Infine, torniamo al porto hub. Era la fine di luglio quando Eurispes ha annunciato un progetto avveniristico da 5 miliardi per riportare Palermo al centro dell’Europa e degli scali commerciali del Mediterraneo. L’opera, da finanziare con capitali prevalentemente privati (e come, sennò?) sarebbe un’opportunità più unica che rara. “Per le sue caratteristiche tecniche – ha spiegato Giovan Battista Rubino, componente del comitato scientifico di Eurispes – farebbe di Palermo il porto più importante del sud Europa, in grado di movimentare 16 milioni di container all’anno, contro i 5 del porto di Valencia, i 3 milioni di quello di Gioia Tauro e i 2 milioni circa dei porti di Barcellona e Genova”.

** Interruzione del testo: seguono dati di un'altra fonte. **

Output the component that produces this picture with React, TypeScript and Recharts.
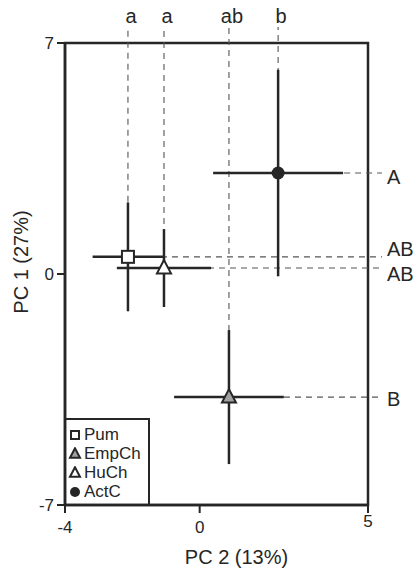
import {
  ErrorBar,
  Legend,
  ReferenceArea,
  ReferenceLine,
  Scatter,
  ScatterChart,
  XAxis,
  YAxis,
} from 'recharts';

const SERIES = ['Pum', 'EmpCh', 'HuCh', 'ActC'];
const PC2 = [-2.13, 0.87, -1.06, 2.33];
const PC1 = [0.52, -3.73, 0.18, 3.06];
const PC2_ERR = [1.05, 1.63, 1.4, 1.93];
const PC1_ERR = [1.65, 2.03, 1.18, 3.13];
const PC2_LETTERS = ['a', 'ab', 'a', 'b'];
const PC1_LETTERS = ['AB', 'B', 'AB', 'A'];
const X_TICKS = [-4, 0, 5];
const Y_TICKS = [-7, 0, 7];

const INK = '#262626';
const DASH = '#555';
const FONT = "'Liberation Sans', Arial, sans-serif";
// vertical nudge (px) for right-hand letters so the two AB's don't collide
const RIGHT_NUDGE = [-8, 2, 6, 4];

function Marker({ name, cx, cy, s }: { name: string; cx: number; cy: number; s: number }) {
  if (name === 'Pum') {
    return <rect x={cx - s / 2} y={cy - s / 2} width={s} height={s} fill="#fff" stroke={INK} strokeWidth={2} />;
  }
  if (name === 'ActC') {
    return <circle cx={cx} cy={cy} r={s / 2} fill={INK} />;
  }
  const h = s * 0.95;
  const pts = `${cx},${cy - h * 0.6} ${cx - s / 2},${cy + h * 0.4} ${cx + s / 2},${cy + h * 0.4}`;
  return (
    <polygon
      points={pts}
      fill={name === 'EmpCh' ? '#a0a0a0' : '#fff'}
      stroke={INK}
      strokeWidth={2}
      strokeLinejoin="miter"
    />
  );
}

const topTag = (letter: string) => (p: any) => (
  <g>
    <line x1={p.x1} y1={p.y1} x2={p.x2} y2={p.y2 - 16} stroke={DASH} strokeWidth={1.1} strokeDasharray="6 5" />
    <text x={p.x2 + 3} y={p.y2 - 20} textAnchor="middle" fontSize={20} fontFamily={FONT} fill={INK}>
      {letter}
    </text>
  </g>
);

const rightTag = (letter: string, nudge: number) => (p: any) => (
  <g>
    <line x1={p.x1} y1={p.y1} x2={p.x2 + 14} y2={p.y2} stroke={DASH} strokeWidth={1.1} strokeDasharray="6 5" />
    <text x={p.x2 + 19} y={p.y2 + nudge} dy="0.36em" textAnchor="start" fontSize={20} fontFamily={FONT} fill={INK}>
      {letter}
    </text>
  </g>
);

const XTick = (props: any) => {
  const { x, y, payload, index } = props;
  const lift = index === X_TICKS.length - 1 ? -6 : 0;
  return (
    <text x={x} y={y + lift} dy="0.71em" textAnchor="middle" fontSize={17} fontFamily={FONT} fill={INK}>
      {payload.value}
    </text>
  );
};

const renderLegend = () => (
  <div
    style={{
      width: 85,
      height: 87,
      boxSizing: 'border-box',
      borderTop: `2px solid ${INK}`,
      borderRight: `2px solid ${INK}`,
      paddingTop: 5,
      fontFamily: FONT,
      fontSize: 17,
      color: INK,
    }}
  >
    {SERIES.map((name) => (
      <div key={name} style={{ display: 'flex', alignItems: 'center', height: 19 }}>
        <svg width={19} height={14} style={{ flex: 'none' }}>
          <Marker name={name} cx={10} cy={7} s={name === 'Pum' ? 8 : 10} />
        </svg>
        <span>{name}</span>
      </div>
    ))}
  </div>
);

export default function App() {
  return (
    <div style={{ position: 'absolute', left: 0, top: 0, width: 417, height: 572, background: '#fff' }}>
      <ScatterChart width={417} height={572} margin={{ top: 43, right: 49, bottom: 0, left: 0 }}>
        <XAxis
          type="number"
          dataKey="x"
          domain={[-4, 5]}
          ticks={X_TICKS}
          allowDataOverflow
          height={67}
          tickSize={8}
          tickMargin={8}
          axisLine={{ stroke: INK, strokeWidth: 2.5 }}
          tickLine={{ stroke: INK, strokeWidth: 2 }}
          tick={<XTick />}
          label={(p: any) => {
            const vb = p.viewBox;
            return (
              <text
                x={vb.x + vb.width / 2 + 20}
                y={564}
                textAnchor="middle"
                fontSize={20}
                fontFamily={FONT}
                fill={INK}
              >
                PC 2 (13%)
              </text>
            );
          }}
        />
        <YAxis
          type="number"
          dataKey="y"
          domain={[-7, 7]}
          ticks={Y_TICKS}
          allowDataOverflow
          width={65}
          tickSize={8}
          tickMargin={3}
          axisLine={{ stroke: INK, strokeWidth: 2.5 }}
          tickLine={{ stroke: INK, strokeWidth: 2 }}
          tick={{ fontSize: 17, fontFamily: FONT, fill: INK }}
          label={(p: any) => {
            const vb = p.viewBox;
            const cy = vb.y + vb.height / 2 - 12;
            return (
              <text
                x={28}
                y={cy}
                transform={`rotate(-90, 28, ${cy})`}
                textAnchor="middle"
                fontSize={20}
                fontFamily={FONT}
                fill={INK}
              >
                PC 1 (27%)
              </text>
            );
          }}
        />
        {SERIES.map((name, i) => (
          <ReferenceLine
            key={`v-${name}`}
            segment={[
              { x: PC2[i], y: PC1[i] },
              { x: PC2[i], y: 7 },
            ]}
            ifOverflow="visible"
            shape={topTag(PC2_LETTERS[i])}
          />
        ))}
        {SERIES.map((name, i) => (
          <ReferenceLine
            key={`h-${name}`}
            segment={[
              { x: PC2[i], y: PC1[i] },
              { x: 5, y: PC1[i] },
            ]}
            ifOverflow="visible"
            shape={rightTag(PC1_LETTERS[i], RIGHT_NUDGE[i])}
          />
        ))}
        <ReferenceArea x1={-4} x2={5} y1={-7} y2={7} fill="none" stroke={INK} strokeWidth={2.5} />
        {SERIES.map((name, i) => (
          <Scatter
            key={name}
            name={name}
            data={[{ x: PC2[i], y: PC1[i], ex: PC2_ERR[i], ey: PC1_ERR[i] }]}
            isAnimationActive={false}
            shape={(p: any) => <Marker name={name} cx={p.cx} cy={p.cy} s={name === 'Pum' ? 12 : name === 'ActC' ? 13 : 14} />}
          >
            <ErrorBar dataKey="ex" direction="x" width={0} stroke={INK} strokeWidth={2.5} isAnimationActive={false} />
            <ErrorBar dataKey="ey" direction="y" width={0} stroke={INK} strokeWidth={2.5} isAnimationActive={false} />
          </Scatter>
        ))}
        <Legend
          layout="vertical"
          align="center"
          verticalAlign="middle"
          content={renderLegend}
          wrapperStyle={{ position: 'absolute', left: 65, top: 418, width: 85, height: 87 }}
        />
      </ScatterChart>
    </div>
  );
}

A fiancheggiare l’operazione c’è anche Saverio Romano, che in attesa di rientrare in politica dalla porta di Bruxelles (è candidato alle Europee con Forza Italia) sta sponsorizzando al massimo l’investimento: “I tempi di realizzazione – osserva il Responsabile del Dipartimento Mezzogiorno dell’Eurispes – sono di tre anni dal rilascio delle autorizzazioni, legate all’inserimento dell’opera nel piano di quelle nazionali e di carattere strategico. Ovviamente sarà necessaria una forte collaborazione tra le istituzioni, ma il ritorno economico che se ne avrebbe inciderebbe positivamente non solo su Palermo e sulla Sicilia ma su tutto il Mezzogiorno”. Ad essere interpellati fin qui sono stati i cinesi – ecco perché la visita di Xi Jinping ha assunto un’importanza cruciale – e gli arabi. Due rappresentanti della Mohammad Omar Bin Haider (Mobh), una holding di Dubai con 5 mila dipendenti e 60 filiali nel mondo, hanno incontrato a Palermo i vertici di Eurispes per prendere visione del progetto. E i colloqui potrebbero proseguire.
E in fondo alla lista dei desideri, c’è sempre il Ponte sullo Stretto. Un’opera, anch’essa faraonica, diventata teatro di una battaglia (più che altro) ideologica. Per il governo regionale è propedeutica allo sviluppo dell’Isola, per i grillini totalmente inutile. Un accordo non si troverà mai. E il progetto originario, che giace impolverato nei cassetti di Palazzo d’Orleans, rischia di finire carta straccia. Giocare al risparmio, ora che le vacche grasse sono scappate via, è il modo più facile per non farsi male. Anche se in Sicilia c’è sempre qualcuno che ogni giorno si sveglia con la voglia di strafare.